Friday, Mar. 17, 1967
Speculative Fervor
When Washington makes major economic moves, Wall Street responds with a spasm of stock trading. Last week, at President Johnson's call to restore tax credits for business investment, the market churned through its most frenzied day in 37 years. When it was all over, stocks made only modest gains, but volume on the New York Stock Exchange ballooned to 14.9 million shares, second only to the 16.41 million shares traded on Oct. 29, 1929. The Big Board's two-year-old high-speed ticker, which flashes stock transactions as fast as the human eye can read, fell behind by a record 27 minutes. In the first hour's speculative fervor, the bellwether Dow-Jones industrial average jumped 13.70 points as buyers bid up the price of airlines, railroads, machine-tool and other equipment makers. But the rally wilted as quickly as it grew, and the industrial index retreated to 848.50 --up a mere 1.90 points for the week.
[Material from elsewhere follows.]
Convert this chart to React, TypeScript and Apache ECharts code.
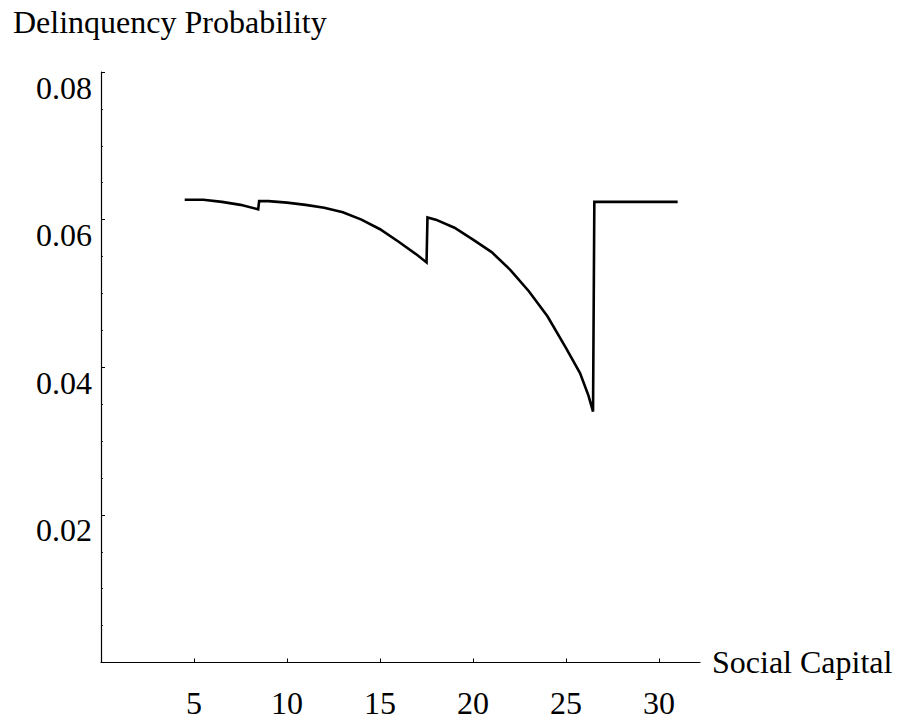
import React, { useEffect, useRef } from "react";
import * as echarts from "echarts";

const socialCapital = [4.5, 5.5, 6.5, 7.5, 8.45, 8.5, 9.0, 10.0, 11.0, 12.0, 13.0, 14.0, 15.0, 16.0, 17.0, 17.5, 17.55, 18.0, 19.0, 20.0, 21.0, 22.0, 23.0, 24.0, 25.0, 25.75, 26.2, 26.45, 26.52, 31.0];
const delinquency = [0.0627, 0.0627, 0.0624, 0.0620, 0.0614, 0.0625, 0.0625, 0.0623, 0.0620, 0.0616, 0.0610, 0.0600, 0.0587, 0.0570, 0.0552, 0.0542, 0.0603, 0.0600, 0.0589, 0.0573, 0.0556, 0.0532, 0.0503, 0.0469, 0.0426, 0.0392, 0.0362, 0.0340, 0.0624, 0.0624];
const xTicks = [5, 10, 15, 20, 25, 30];
const yTicks = [0.02, 0.04, 0.06, 0.08];
const xName = "Social Capital";
const yName = "Delinquency Probability";

const FONT = "'Liberation Serif', 'Times New Roman', serif";

export default function App() {
  const ref = useRef<HTMLDivElement>(null);
  useEffect(() => {
    if (!ref.current) return;
    const chart = echarts.init(ref.current, null, { renderer: "svg" });
    const data = socialCapital.map((x, i) => [x, delinquency[i]]);
    chart.setOption({
      animation: false,
      backgroundColor: "#ffffff",
      grid: { left: 101, right: 198, top: 72, bottom: 60.5, containLabel: false },
      xAxis: {
        type: "value",
        min: 0,
        max: 32.2,
        interval: 5,
        axisLine: { show: true, onZero: false, lineStyle: { color: "#000", width: 1.2 } },
        axisTick: { show: true, inside: true, length: 4, customValues: xTicks, lineStyle: { color: "#000", width: 1 } },
        axisLabel: {
          customValues: xTicks,
          fontSize: 32,
          lineHeight: 32,
          fontFamily: FONT,
          color: "#000",
          margin: 24,
        },
        splitLine: { show: false },
      },
      yAxis: {
        type: "value",
        min: 0,
        max: 0.08,
        interval: 0.02,
        axisLine: { show: true, onZero: false, lineStyle: { color: "#000", width: 1.2 } },
        axisTick: { show: true, inside: true, length: 4, lineStyle: { color: "#000", width: 1 } },
        minorTick: { show: true, splitNumber: 4, length: 2, lineStyle: { color: "#000", width: 0.8 } },
        axisLabel: {
          fontSize: 32,
          lineHeight: 31,
          fontFamily: FONT,
          color: "#000",
          margin: 9,
          verticalAlign: "top",
          formatter: (v: number) => {
            const m = yTicks.find((t) => Math.abs(t - v) < 1e-9);
            return m !== undefined ? m.toFixed(2) : "";
          },
        },
        splitLine: { show: false },
        minorSplitLine: { show: false },
      },
      graphic: [
        {
          type: "text",
          left: 13,
          top: 6,
          style: { text: yName, fontSize: 32, fontFamily: FONT, fill: "#000" },
        },
        {
          type: "text",
          left: 712,
          top: 646,
          style: { text: xName, fontSize: 32, fontFamily: FONT, fill: "#000" },
        },
      ],
      series: [
        {
          type: "line",
          data,
          showSymbol: false,
          smooth: false,
          lineStyle: { color: "#000", width: 2.6, join: "miter" },
        },
      ],
    });
    return () => chart.dispose();
  }, []);
  return (
    <div
      ref={ref}
      style={{ position: "absolute", left: 0, top: 0, width: 898, height: 723 }}
    />
  );
}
Though neither bulls nor bears seem in control, the market's hefty volume has turned it into a broker's bonanza. Ten-million-share days were once a rarity (before 1966 there had been only eleven in Wall Street history). This year, the market has not only reached that volume on 28 of its 48 trading days, but has averaged 10,039,572 shares a day--a 33% jump from last year's record daily volume of 7,500,000 shares.
It is a professional's market, with pension funds, mutuals, and merger-bent corporations among the big buyers. Small investors have become a dwindling factor. So far this year, odd-lot trading (blocks of less than 100 shares) has dropped to the lowest percentage of total volume--12.3%--since brokers began keeping track in 1937.